A Point Worth Repeating

Monday, April 18, 2005

A Point Worth Repeating

The Carpetbagger made a point that I had been meaning to make regarding the fight over judicial nominations.

Republicans are claiming that Democrats are preventing people of faith from being confirmed to seats on the federal bench and point to the 10 filibusters as proof.

The only nominee I can think of who might reasonably provide evidence of this is William Pryor. All the others were filibustered for past decisions they had written or, in the case of the Sixth Circuit nominees, in retribution for the blocking of Clinton judges.

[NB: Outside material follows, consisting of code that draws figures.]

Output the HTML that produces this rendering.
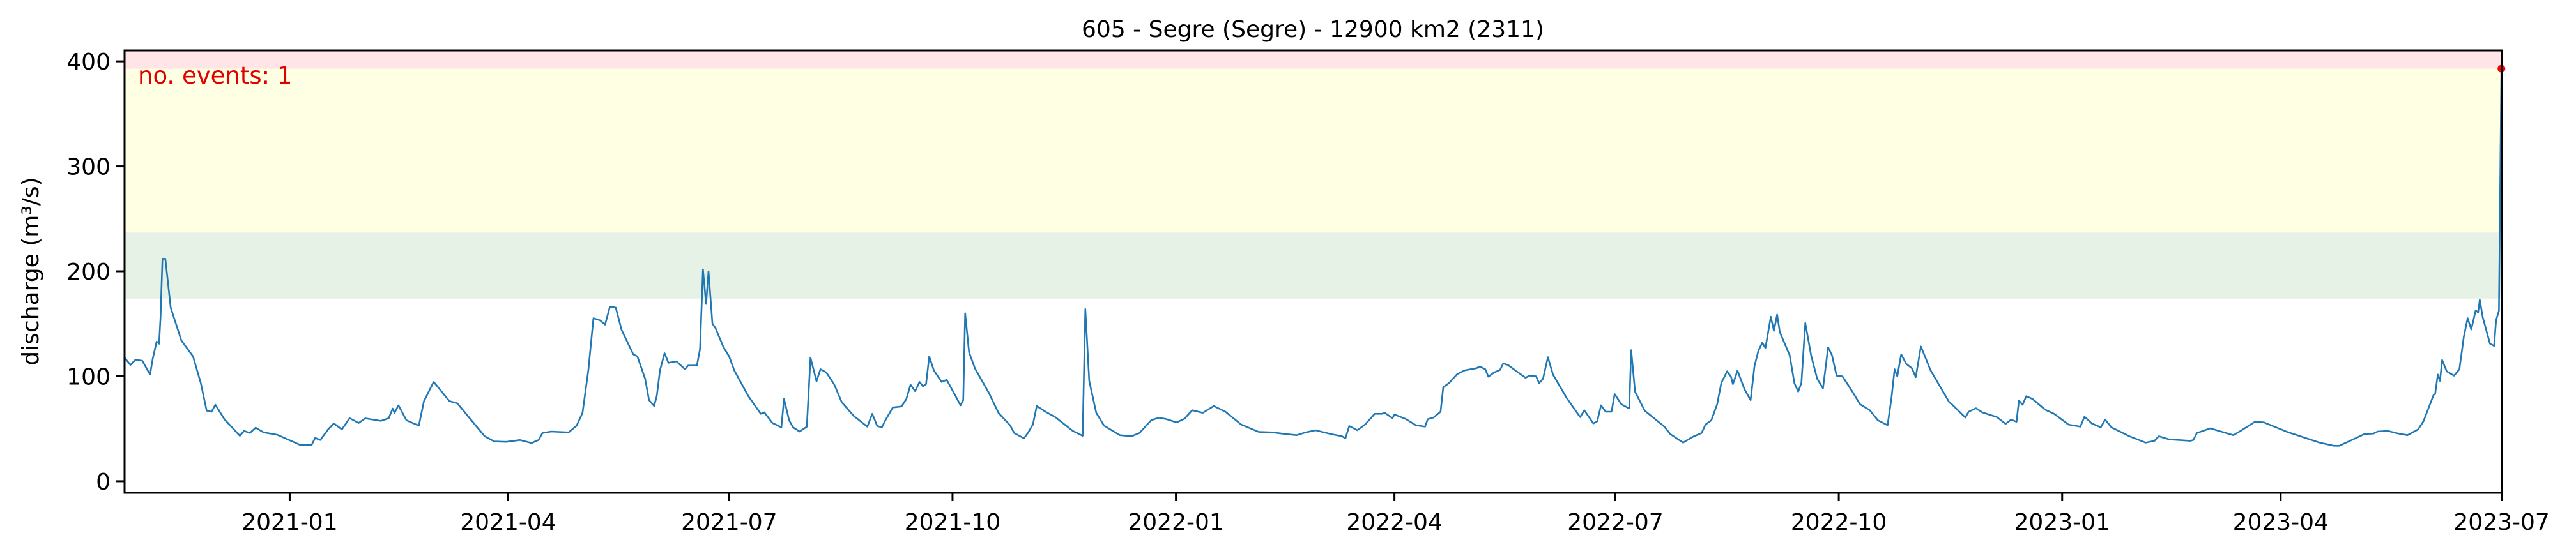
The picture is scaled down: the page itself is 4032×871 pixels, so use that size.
<!DOCTYPE html>
<html><head><meta charset="utf-8"><style>
html,body{margin:0;padding:0;background:#fff;}
svg{display:block;font-family:"DejaVu Sans","Liberation Sans",sans-serif;}
</style></head><body>
<svg id="chart" width="4032" height="871" viewBox="0 0 4032 871" xmlns="http://www.w3.org/2000/svg">
<text x="2055" y="58" font-size="36" text-anchor="middle" fill="#000">605 - Segre (Segre) - 12900 km2 (2311)</text>
<g id="bands"></g>
<g id="series"></g>
<text x="216" y="131" font-size="37" fill="#e00000">no. events: 1</text>
<g id="axes"></g>
<text transform="translate(60,425) rotate(-90)" font-size="36" text-anchor="middle" fill="#000">discharge (m³/s)</text>
</svg>
<script>
const dayOffsets=[0,2.4,4.5,7.3,10.5,11.6,13.2,14.2,14.8,15.6,16.8,19,23.4,28.2,31.4,33.8,35.8,37.4,41.1,47.5,49.2,51.6,54,57.2,62.9,72.5,77,78.5,80.6,83.8,86.2,89.5,92.7,96.4,99.1,105.6,108.8,110.4,111.2,112.8,116.1,121.2,123.3,127.3,133.8,137,141,148.3,152.3,157.2,162.8,167.6,170.5,172.1,175.7,182.9,186.2,188.6,191,193.1,195.8,197.9,199.9,202.3,204.7,209.5,211.2,214.4,216,218.1,219.2,220.5,222.4,224,227.3,230.8,232.1,235.7,237,238.2,239.5,240.5,242.1,243.4,246.6,249,251.1,256.8,262,263.5,266.8,270.5,271.6,273.7,275.3,278,281,282.5,285,286.6,289,292.2,295.4,300.3,305.9,307.9,310,311.9,313.2,316.4,320,322,323.7,325.6,327.4,328.8,330.1,331.4,333.3,336.5,338.6,342.2,344.3,345.4,346.2,347.8,350.2,355.9,359.9,364.8,366.4,370.4,372,374.1,375.7,379.3,383.3,390.5,394.6,395.7,397.3,400.2,403.4,409.9,414.7,418,422.8,426,429.2,433.3,436.5,439.7,444.1,448.6,453.4,459.9,467.1,472.7,478.4,482.7,486.5,490.5,497,501.4,502.8,504.4,507.7,510.9,514.9,517.8,519,522.2,523,527.8,531.8,535.6,536.7,539.1,542,543.1,545.5,548.8,552,556.8,558.1,560.4,561.7,564.1,566.5,567.8,569.7,577,578.6,581.3,582.6,584.2,586.2,588.3,593.9,597.9,599.5,601.2,604.9,606.5,608.1,610,612.4,613.7,616.5,619.7,620.5,622.1,626.1,634.2,636.6,641.9,645.5,649.5,651.1,653.5,655.9,657.6,660,661.6,662.4,664.3,667.2,669.7,671.3,672.9,674.5,675.8,678,679.3,680.6,681.7,685.8,687.7,689.3,690.6,692.2,694.6,697.1,699.5,701.6,703.2,705.1,707.5,711.6,714.8,718.8,722.1,726.1,727.7,729,730.1,731.7,733.8,736.1,737.7,739.8,743.8,751.5,752.6,758.1,759.5,762.5,765.1,771.1,774.7,777,779.2,780.2,781.7,783.2,785.8,791,794.7,800.6,805.5,807.2,810.2,813.9,815.7,818.3,825.7,832.4,836,837.8,842,850.8,852,853.5,859,868.5,871.5,877.4,881.1,890.7,904,909.9,912.1,917.3,922.5,926.2,927.9,932.1,936.5,940.2,944.6,946.8,949.5,951,951.6,952.7,953.6,954.5,956.4,959.4,961.6,963.4,965,966.5,968.3,969.3,970,971.2,974.2,975.9,976.7,977.9,978.9];
const discharge=[117.8,110.8,115.8,114.8,101.6,116.8,133,131,155.3,212,212,165.4,134,118.9,93.5,67.2,66.2,72.9,59.1,43.3,48,46,51,46.6,44.3,34.4,34.4,41.3,39.3,49.4,55.1,49.4,60.1,55.5,59.9,57.5,60.1,69.2,65.2,72.3,58.1,53,76.3,94.6,76.3,74.3,63.2,42.9,37.9,37.5,39.3,36.4,39.3,46,47.4,46.6,53,65.2,105.7,155.3,153.3,149.2,166.4,165.4,144.2,120.9,118.9,97.6,77.3,71.7,81.4,105.7,121.9,112.8,114.2,106.7,110.2,110.2,125.9,201.9,168.9,199.9,150.2,145.8,128,118.9,105.7,81.4,64.2,65.6,55.5,51.4,78.4,58.1,51.4,47.4,52,117.8,95.2,106.7,103.7,92.5,75.3,62.2,52,64.2,52.6,51.4,57.5,70.3,71.3,78.4,91.9,85.8,94.6,90.5,92.5,118.9,105.7,94.6,96.6,81.4,72.3,77.3,160,122.9,107.7,84.4,65.2,53,45.9,40.9,45.9,54,71.7,66.2,61.1,48,43.3,164,95.6,65.2,53,43.9,42.9,46,58.1,60.5,59.1,56.1,59.5,67.6,65.2,71.7,66.2,54,47,46.6,44.9,43.9,46.6,48.6,44.9,42.9,40.9,52.6,48.6,54,64.2,64.2,65.2,60.1,63.6,59.1,53.4,52,59.1,60.7,66.2,89.5,93.5,102,105.7,107.7,109.3,106.7,99.6,103.7,106.1,112.2,110.8,98.6,100.6,100,93.5,97.6,118.2,101.6,79.4,66.2,61.1,67.6,55.1,57.1,72.3,66.2,66.2,83,73.3,69.3,124.9,85.4,67.2,52,44.9,36.8,41.9,46,54,58.1,73.3,93.5,104.7,99.6,92.5,105.3,87.5,77.3,109.8,124.3,132,126.9,156.7,143.2,158.8,142.1,119.9,93.5,85.4,93.5,150.7,119.9,97.6,88.5,127.6,119.9,100.6,100,85.4,73.3,67.6,58.1,53.4,79.4,106.7,100,120.9,111.8,107.7,99.2,128.4,105.7,75.3,73.3,60.7,66.2,69.6,65.6,61.1,54.7,58.7,56.7,76.9,72.9,81,78.4,68.2,64.2,54,52,61.5,55.1,51.4,58.7,51.4,42.9,36.8,38.5,42.9,39.9,38.5,39.3,46,50.4,43.9,48,56.7,56.1,47,36.8,33.8,33.8,39.3,45,45.4,47.4,48,45.4,43.9,49.4,57.1,73.3,82.4,83,101.6,95.6,115.4,104.7,100.6,106.7,137.1,155.3,144.6,162.8,160.8,172.9,156.3,131,129,153.3,162.4,393];
const eventDays=[978.9];
const eventValues=[393];
const bandLows=[174,237,393];
const bandHighs=[237,393,410];
const bandColors=['#e5f2e5','#ffffe4','#ffe5e5'];
const yTicks=[0,100,200,300,400];
const xTickLabels=['2021-01','2021-04','2021-07','2021-10','2022-01','2022-04','2022-07','2022-10','2023-01','2023-04','2023-07'];

const NS='http://www.w3.org/2000/svg';
const L=195,R=3916,T=79,B=772;
const startMs=Date.UTC(2020,9,25);
const xMax=979.1, yMin=-11, yMax=410.4;
function xs(d){return L+(d/xMax)*(R-L);}
function ys(v){return B-(v-yMin)/(yMax-yMin)*(B-T);}
function mk(tag,attrs,parent){const e=document.createElementNS(NS,tag);for(const k in attrs)e.setAttribute(k,attrs[k]);parent.appendChild(e);return e;}

const bands=document.getElementById('bands');
for(let i=0;i<bandLows.length;i++){
  const r=mk('rect',{x:L,y:ys(bandHighs[i]),width:R-L,height:ys(bandLows[i])-ys(bandHighs[i]),fill:bandColors[i]},bands);
  
  
}
const series=document.getElementById('series');
let d='';
for(let i=0;i<dayOffsets.length;i++){d+=(i?'L':'M')+xs(dayOffsets[i]).toFixed(1)+' '+ys(discharge[i]).toFixed(1);}
const p=mk('path',{d:d,fill:'none',stroke:'#1f77b4','stroke-width':2.6,'stroke-linejoin':'round'},series);


for(let i=0;i<eventDays.length;i++){
  const c=mk('circle',{cx:xs(eventDays[i]),cy:ys(eventValues[i]),r:6,fill:'#ff0000'},series);
  
  
}
const axes=document.getElementById('axes');
const frame=mk('rect',{x:L,y:T,width:R-L,height:B-T,fill:'none',stroke:'#000','stroke-width':3},axes);


for(const v of yTicks){
  const y=ys(v);
  const t=mk('line',{x1:L-13,x2:L,y1:y,y2:y,stroke:'#000','stroke-width':3},axes);
  
  
  const tx=mk('text',{x:L-22,y:y+13,'font-size':36,'text-anchor':'end',fill:'#000'},axes);
  tx.textContent=String(v);
  
  
}
for(const lab of xTickLabels){
  const [yy,mm]=lab.split('-').map(Number);
  const day=(Date.UTC(yy,mm-1,1)-startMs)/86400000;
  const x=xs(day);
  const t=mk('line',{x1:x,x2:x,y1:B,y2:B+13,stroke:'#000','stroke-width':3},axes);
  
  
  const tx=mk('text',{x:x,y:B+58,'font-size':36,'text-anchor':'middle',fill:'#000'},axes);
  tx.textContent=lab;
  
  
}
</script>
</body></html>
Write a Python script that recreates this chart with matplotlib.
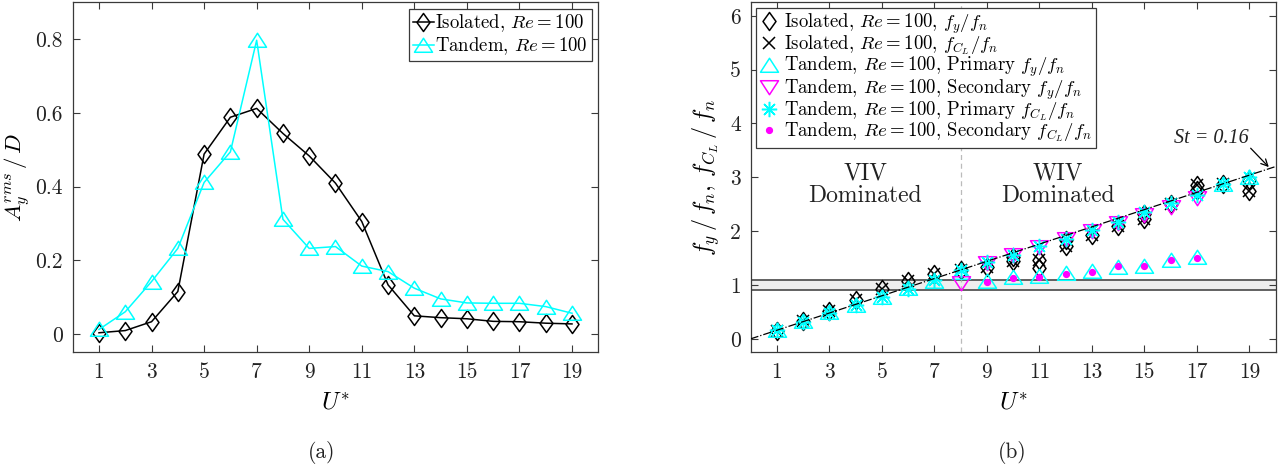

But the idea that Democrats are only blocking people of faith is ridiculous and insulting to those who have been confirmed - people like Michael McConnell, who was confirmed in 2002. As the Carpetbagger said
To date, 205 Bush judicial nominees have been confirmed by the Senate. If the Dems’ “obstructionism” has led to 10 people of faith being “disqualified,” what, exactly, is Trent Lott saying about the other 205? Are we to believe that an evangelical president has filled over 200 federal court vacancies with secular humanists?

Lott’s argument seems to be that Dems are blocking the nominees who take faith the most seriously. In addition to being painfully ridiculous, Lott is implicitly arguing that the other 205 who are on the federal bench don’t take their faith seriously. That, or the anti-Christian bigots in the Senate Dem caucus (most of whom are Christians) are just remarkably inefficient in executing their animus.
If any group of people ought to be upset about Republican allegations that Democrats are preventing people of faith from being confirmed as judges, it ought to be those judges who have already been confirmed.